## start

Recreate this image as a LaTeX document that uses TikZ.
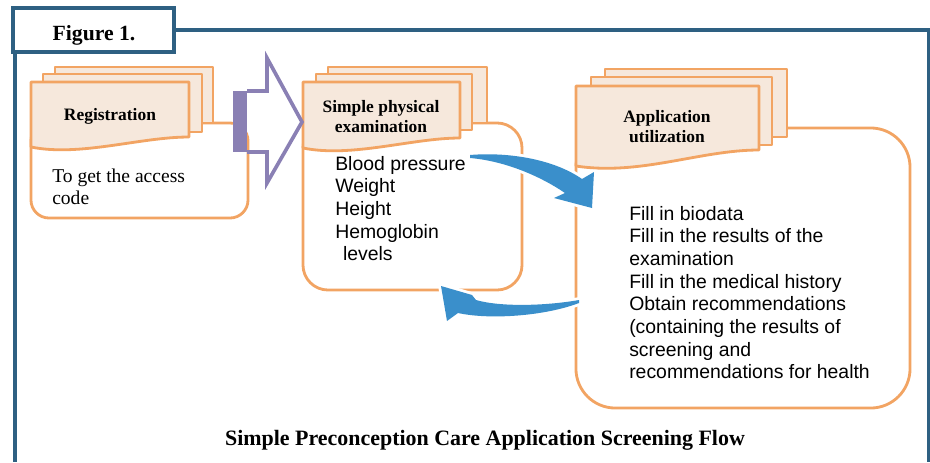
\documentclass[tikz,border=0pt]{standalone}
\usepackage{fontspec}
\setmainfont{Liberation Serif}
\newfontfamily\arialfont{Liberation Sans}
\definecolor{framecol}{HTML}{2E6082}
\definecolor{pageline}{HTML}{F2A463}
\definecolor{pagefill}{HTML}{F6E8DC}
\definecolor{arrowcol}{HTML}{8A80B4}
\definecolor{flowcol}{HTML}{3A8FCB}
\begin{document}
\begin{tikzpicture}[x=0.025cm,y=-0.025cm,
	frame/.style={line width=2.8pt,draw=framecol},
	page/.style={line width=2pt,draw=pageline,fill=pagefill,line join=round},
	content/.style={line width=2pt,draw=pageline,fill=white,inner sep=0pt},
	title/.style={font=\fontsize{12.4}{14.2}\selectfont\bfseries,align=center,inner sep=0pt},
	item/.style={font=\arialfont\fontsize{13.8}{16.1}\selectfont,align=left,anchor=north west,inner sep=0pt},
	flow/.style={fill=flowcol,preaction={draw=white,line width=4pt,line join=round}}
]
\useasboundingbox (0,0) rectangle (930,462);
%\draw[help lines,step=50] (0,0) grid (930,462);
	% outer frame
	\draw[frame] (15,52) -- (15,462);
	\draw[frame] (174,30) -- (929,30) -- (929,462);
	\draw[frame,fill=white] (13,8) rectangle (174,52);
	\node[anchor=base,font=\fontsize{15.4}{18}\selectfont\bfseries] (figlabel) at (94,40) {Figure 1.};

	% content boxes
	\node[content,rounded corners=12.8pt,minimum width=5.425cm,minimum height=2.375cm] (regbox) at (139.5,170.5) {};
	\node[content,rounded corners=17.8pt,minimum width=5.475cm,minimum height=4.175cm] (physbox) at (412.5,206.5) {};
	\node[content,rounded corners=28pt,minimum width=8.35cm,minimum height=7cm] (appbox) at (743,268) {};

	% page stacks
	\draw[page] (55,67) rectangle (213,123);
	\draw[page] (43,74) rectangle (202,132);
	\draw[page] (31,82) -- (189,82) -- (189,137) .. controls (140,137) and (80,157) .. (31,147) -- cycle;
	\draw[page] (328,67) rectangle (487,123);
	\draw[page] (316,74) rectangle (472,130);
	\draw[page] (303,82) -- (460,82) -- (460,138) .. controls (412,138) and (352,158) .. (303,148) -- cycle;
	\draw[page] (605,69) rectangle (787,137);
	\draw[page] (591,77) rectangle (772,145);
	\draw[page] (576,86) -- (759,86) -- (759,150) .. controls (700,150) and (640,176) .. (576,166) -- cycle;

	\node[title,anchor=base] (reg) at (110,120) {Registration};
	\node[title,anchor=north] (phys) at (381,100) {Simple physical\\examination};
	\node[title,anchor=north] (app) at (667,110) {Application\\utilization};

	% block arrow
	\fill[arrowcol] (233,91) rectangle (247,152);
	\draw[arrowcol,line width=2.6pt,line join=miter] (247,91) -- (267,91) -- (267,58) -- (302,122) -- (267,183) -- (267,152) -- (247,152);

	% curved arrows
	\fill[flow] (470,155) .. controls (505,152) and (552,158) .. (582,179) -- (594,172) -- (592,208) -- (554,198) -- (565,193) .. controls (540,176) and (505,161) .. (470,158) -- cycle;
	\fill[flow] (579,300) .. controls (545,306) and (500,307) .. (476,300) -- (472,295) -- (441,286) -- (447,321) -- (458,313) .. controls (490,320) and (545,316) .. (579,303) -- cycle;

	% texts
	\node[item,font=\fontsize{13.9}{15.5}\selectfont] (regtext) at (52,168.5) {To get the access\\code};
	\node[item] (phystext) at (335,156) {Blood pressure\\Weight\\Height\\Hemoglobin\\\hspace*{5.5pt}levels};
	\node[item] (apptext) at (629,206) {Fill in biodata\\Fill in the results of the\\examination\\Fill in the medical history\\Obtain recommendations\\(containing the results of\\screening and\\recommendations for health};

	\node[anchor=base,font=\fontsize{15.6}{18}\selectfont\bfseries] (caption) at (485,445) {Simple Preconception Care Application Screening Flow};
\end{tikzpicture}
\end{document}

## end

#### [What you have to do]
Reproduce the full listing faithfully, but do not carry over any pictures.

#### [Full solution]
Recreate this image as a LaTeX document that uses TikZ.
\documentclass[tikz,border=0pt]{standalone}
\usepackage{fontspec}
\setmainfont{Liberation Serif}
\newfontfamily\arialfont{Liberation Sans}
\definecolor{framecol}{HTML}{2E6082}
\definecolor{pageline}{HTML}{F2A463}
\definecolor{pagefill}{HTML}{F6E8DC}
\definecolor{arrowcol}{HTML}{8A80B4}
\definecolor{flowcol}{HTML}{3A8FCB}
\begin{document}
\begin{tikzpicture}[x=0.025cm,y=-0.025cm,
	frame/.style={line width=2.8pt,draw=framecol},
	page/.style={line width=2pt,draw=pageline,fill=pagefill,line join=round},
	content/.style={line width=2pt,draw=pageline,fill=white,inner sep=0pt},
	title/.style={font=\fontsize{12.4}{14.2}\selectfont\bfseries,align=center,inner sep=0pt},
	item/.style={font=\arialfont\fontsize{13.8}{16.1}\selectfont,align=left,anchor=north west,inner sep=0pt},
	flow/.style={fill=flowcol,preaction={draw=white,line width=4pt,line join=round}}
]
\useasboundingbox (0,0) rectangle (930,462);
%\draw[help lines,step=50] (0,0) grid (930,462);
	% outer frame
	\draw[frame] (15,52) -- (15,462);
	\draw[frame] (174,30) -- (929,30) -- (929,462);
	\draw[frame,fill=white] (13,8) rectangle (174,52);
	\node[anchor=base,font=\fontsize{15.4}{18}\selectfont\bfseries] (figlabel) at (94,40) {Figure 1.};

	% content boxes
	\node[content,rounded corners=12.8pt,minimum width=5.425cm,minimum height=2.375cm] (regbox) at (139.5,170.5) {};
	\node[content,rounded corners=17.8pt,minimum width=5.475cm,minimum height=4.175cm] (physbox) at (412.5,206.5) {};
	\node[content,rounded corners=28pt,minimum width=8.35cm,minimum height=7cm] (appbox) at (743,268) {};

	% page stacks
	\draw[page] (55,67) rectangle (213,123);
	\draw[page] (43,74) rectangle (202,132);
	\draw[page] (31,82) -- (189,82) -- (189,137) .. controls (140,137) and (80,157) .. (31,147) -- cycle;
	\draw[page] (328,67) rectangle (487,123);
	\draw[page] (316,74) rectangle (472,130);
	\draw[page] (303,82) -- (460,82) -- (460,138) .. controls (412,138) and (352,158) .. (303,148) -- cycle;
	\draw[page] (605,69) rectangle (787,137);
	\draw[page] (591,77) rectangle (772,145);
	\draw[page] (576,86) -- (759,86) -- (759,150) .. controls (700,150) and (640,176) .. (576,166) -- cycle;

	\node[title,anchor=base] (reg) at (110,120) {Registration};
	\node[title,anchor=north] (phys) at (381,100) {Simple physical\\examination};
	\node[title,anchor=north] (app) at (667,110) {Application\\utilization};

	% block arrow
	\fill[arrowcol] (233,91) rectangle (247,152);
	\draw[arrowcol,line width=2.6pt,line join=miter] (247,91) -- (267,91) -- (267,58) -- (302,122) -- (267,183) -- (267,152) -- (247,152);

	% curved arrows
	\fill[flow] (470,155) .. controls (505,152) and (552,158) .. (582,179) -- (594,172) -- (592,208) -- (554,198) -- (565,193) .. controls (540,176) and (505,161) .. (470,158) -- cycle;
	\fill[flow] (579,300) .. controls (545,306) and (500,307) .. (476,300) -- (472,295) -- (441,286) -- (447,321) -- (458,313) .. controls (490,320) and (545,316) .. (579,303) -- cycle;

	% texts
	\node[item,font=\fontsize{13.9}{15.5}\selectfont] (regtext) at (52,168.5) {To get the access\\code};
	\node[item] (phystext) at (335,156) {Blood pressure\\Weight\\Height\\Hemoglobin\\\hspace*{5.5pt}levels};
	\node[item] (apptext) at (629,206) {Fill in biodata\\Fill in the results of the\\examination\\Fill in the medical history\\Obtain recommendations\\(containing the results of\\screening and\\recommendations for health};

	\node[anchor=base,font=\fontsize{15.6}{18}\selectfont\bfseries] (caption) at (485,445) {Simple Preconception Care Application Screening Flow};
\end{tikzpicture}
\end{document}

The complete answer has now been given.